◆ Required work:
Reproduce nothing but the lines from the start of the material through the line that includes "import plotly.graph_objects as go", both ends included, and omit every picture.

◆ Information supplied:
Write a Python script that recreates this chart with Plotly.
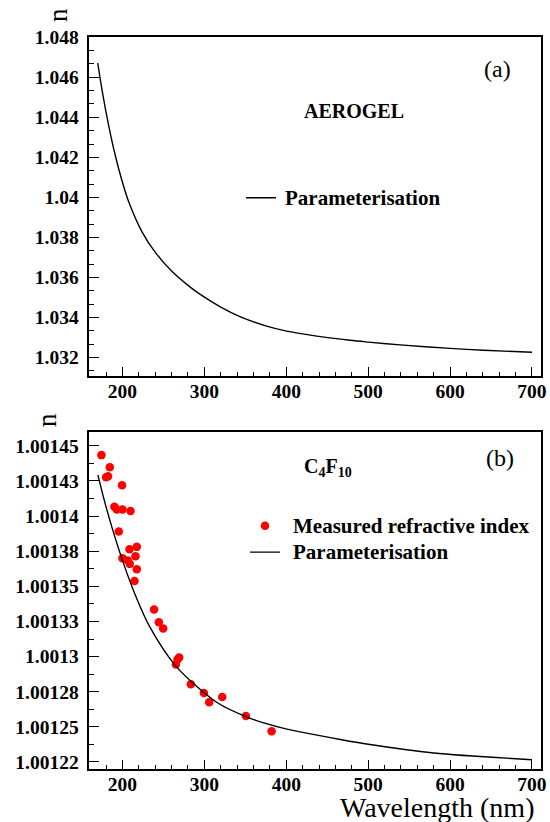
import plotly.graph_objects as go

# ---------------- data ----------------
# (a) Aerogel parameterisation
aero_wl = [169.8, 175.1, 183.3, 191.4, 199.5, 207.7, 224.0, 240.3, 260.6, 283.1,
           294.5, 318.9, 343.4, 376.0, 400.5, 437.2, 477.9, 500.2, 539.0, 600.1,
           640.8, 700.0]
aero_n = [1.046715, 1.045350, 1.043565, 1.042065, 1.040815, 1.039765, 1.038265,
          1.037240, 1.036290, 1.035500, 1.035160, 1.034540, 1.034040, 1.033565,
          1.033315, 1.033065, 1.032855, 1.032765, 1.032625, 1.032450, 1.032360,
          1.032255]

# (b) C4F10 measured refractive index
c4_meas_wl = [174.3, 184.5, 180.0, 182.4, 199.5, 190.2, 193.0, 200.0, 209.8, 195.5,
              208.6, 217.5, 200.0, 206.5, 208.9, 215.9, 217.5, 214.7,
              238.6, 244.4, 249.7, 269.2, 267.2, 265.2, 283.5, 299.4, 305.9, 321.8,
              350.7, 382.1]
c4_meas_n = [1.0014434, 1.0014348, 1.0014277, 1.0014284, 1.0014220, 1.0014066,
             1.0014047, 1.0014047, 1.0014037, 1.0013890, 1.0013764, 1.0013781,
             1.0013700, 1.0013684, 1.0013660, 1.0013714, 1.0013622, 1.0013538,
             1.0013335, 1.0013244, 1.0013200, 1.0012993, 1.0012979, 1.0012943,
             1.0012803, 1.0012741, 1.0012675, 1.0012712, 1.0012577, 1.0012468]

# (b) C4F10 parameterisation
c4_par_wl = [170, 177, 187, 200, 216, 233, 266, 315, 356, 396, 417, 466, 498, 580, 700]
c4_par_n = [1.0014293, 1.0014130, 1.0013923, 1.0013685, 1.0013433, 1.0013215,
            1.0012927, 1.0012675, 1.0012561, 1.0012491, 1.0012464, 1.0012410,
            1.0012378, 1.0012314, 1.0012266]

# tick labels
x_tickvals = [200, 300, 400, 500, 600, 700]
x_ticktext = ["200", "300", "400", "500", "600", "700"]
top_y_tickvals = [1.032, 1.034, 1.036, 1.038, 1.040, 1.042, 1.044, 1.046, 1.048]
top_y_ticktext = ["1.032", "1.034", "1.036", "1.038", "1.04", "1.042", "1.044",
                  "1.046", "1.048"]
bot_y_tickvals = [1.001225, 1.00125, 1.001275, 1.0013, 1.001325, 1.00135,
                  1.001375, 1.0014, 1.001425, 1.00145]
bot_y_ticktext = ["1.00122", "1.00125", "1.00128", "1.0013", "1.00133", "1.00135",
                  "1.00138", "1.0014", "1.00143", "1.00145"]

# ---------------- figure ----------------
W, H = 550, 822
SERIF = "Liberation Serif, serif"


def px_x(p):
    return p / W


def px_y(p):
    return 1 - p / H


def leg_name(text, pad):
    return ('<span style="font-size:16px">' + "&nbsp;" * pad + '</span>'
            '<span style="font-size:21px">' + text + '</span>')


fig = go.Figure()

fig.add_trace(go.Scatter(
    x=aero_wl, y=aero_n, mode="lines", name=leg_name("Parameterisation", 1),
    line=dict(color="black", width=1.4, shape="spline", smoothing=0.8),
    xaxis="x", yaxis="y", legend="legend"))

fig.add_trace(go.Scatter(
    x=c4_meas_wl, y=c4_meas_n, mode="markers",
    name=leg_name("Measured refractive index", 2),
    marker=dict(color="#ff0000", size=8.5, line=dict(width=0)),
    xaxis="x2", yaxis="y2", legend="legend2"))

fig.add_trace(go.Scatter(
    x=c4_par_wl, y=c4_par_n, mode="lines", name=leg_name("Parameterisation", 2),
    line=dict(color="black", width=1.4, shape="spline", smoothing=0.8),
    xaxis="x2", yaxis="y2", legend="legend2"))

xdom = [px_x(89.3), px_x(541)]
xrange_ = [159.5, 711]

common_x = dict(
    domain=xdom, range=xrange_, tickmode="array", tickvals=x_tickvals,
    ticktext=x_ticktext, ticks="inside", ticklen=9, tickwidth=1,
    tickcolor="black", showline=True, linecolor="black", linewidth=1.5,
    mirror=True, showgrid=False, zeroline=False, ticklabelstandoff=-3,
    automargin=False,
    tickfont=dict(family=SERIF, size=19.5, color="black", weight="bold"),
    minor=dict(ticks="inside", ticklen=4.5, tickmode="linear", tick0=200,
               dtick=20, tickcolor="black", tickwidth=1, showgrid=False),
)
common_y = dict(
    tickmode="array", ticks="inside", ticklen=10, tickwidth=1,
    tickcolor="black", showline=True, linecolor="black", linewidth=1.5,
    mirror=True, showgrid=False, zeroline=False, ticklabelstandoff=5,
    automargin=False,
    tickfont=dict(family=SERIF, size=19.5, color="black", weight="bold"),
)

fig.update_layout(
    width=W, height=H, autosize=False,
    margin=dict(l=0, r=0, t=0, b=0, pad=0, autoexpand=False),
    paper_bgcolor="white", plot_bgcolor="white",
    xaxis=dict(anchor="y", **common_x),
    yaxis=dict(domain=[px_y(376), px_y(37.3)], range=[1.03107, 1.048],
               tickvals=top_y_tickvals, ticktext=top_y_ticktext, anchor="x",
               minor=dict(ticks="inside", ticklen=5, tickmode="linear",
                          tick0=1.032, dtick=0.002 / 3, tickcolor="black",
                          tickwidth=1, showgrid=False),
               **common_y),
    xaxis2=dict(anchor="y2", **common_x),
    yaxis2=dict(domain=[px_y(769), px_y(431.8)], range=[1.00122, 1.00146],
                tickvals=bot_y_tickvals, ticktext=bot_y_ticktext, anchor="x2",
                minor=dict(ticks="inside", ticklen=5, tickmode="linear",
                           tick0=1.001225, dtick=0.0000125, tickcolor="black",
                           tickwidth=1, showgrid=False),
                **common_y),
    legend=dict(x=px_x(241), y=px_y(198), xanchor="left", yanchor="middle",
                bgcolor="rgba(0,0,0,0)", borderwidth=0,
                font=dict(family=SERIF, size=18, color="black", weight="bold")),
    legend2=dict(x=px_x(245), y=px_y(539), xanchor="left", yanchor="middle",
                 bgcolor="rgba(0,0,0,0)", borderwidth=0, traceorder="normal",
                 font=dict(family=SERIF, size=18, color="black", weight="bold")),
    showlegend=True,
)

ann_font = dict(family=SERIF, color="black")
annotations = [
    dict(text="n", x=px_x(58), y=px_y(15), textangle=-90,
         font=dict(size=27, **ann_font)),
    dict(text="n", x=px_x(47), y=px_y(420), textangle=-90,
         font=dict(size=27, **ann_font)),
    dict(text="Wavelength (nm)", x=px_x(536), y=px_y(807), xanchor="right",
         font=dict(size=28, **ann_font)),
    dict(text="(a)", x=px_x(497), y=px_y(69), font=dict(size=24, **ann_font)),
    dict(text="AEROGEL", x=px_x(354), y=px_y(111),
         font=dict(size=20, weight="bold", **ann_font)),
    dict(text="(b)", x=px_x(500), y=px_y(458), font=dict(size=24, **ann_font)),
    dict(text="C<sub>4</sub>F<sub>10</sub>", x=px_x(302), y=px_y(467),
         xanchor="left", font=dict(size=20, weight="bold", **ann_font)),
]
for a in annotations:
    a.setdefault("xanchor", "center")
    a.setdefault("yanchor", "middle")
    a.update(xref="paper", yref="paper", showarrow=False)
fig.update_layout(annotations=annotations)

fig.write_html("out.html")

◆ Solution for this task:
Write a Python script that recreates this chart with Plotly.
import plotly.graph_objects as go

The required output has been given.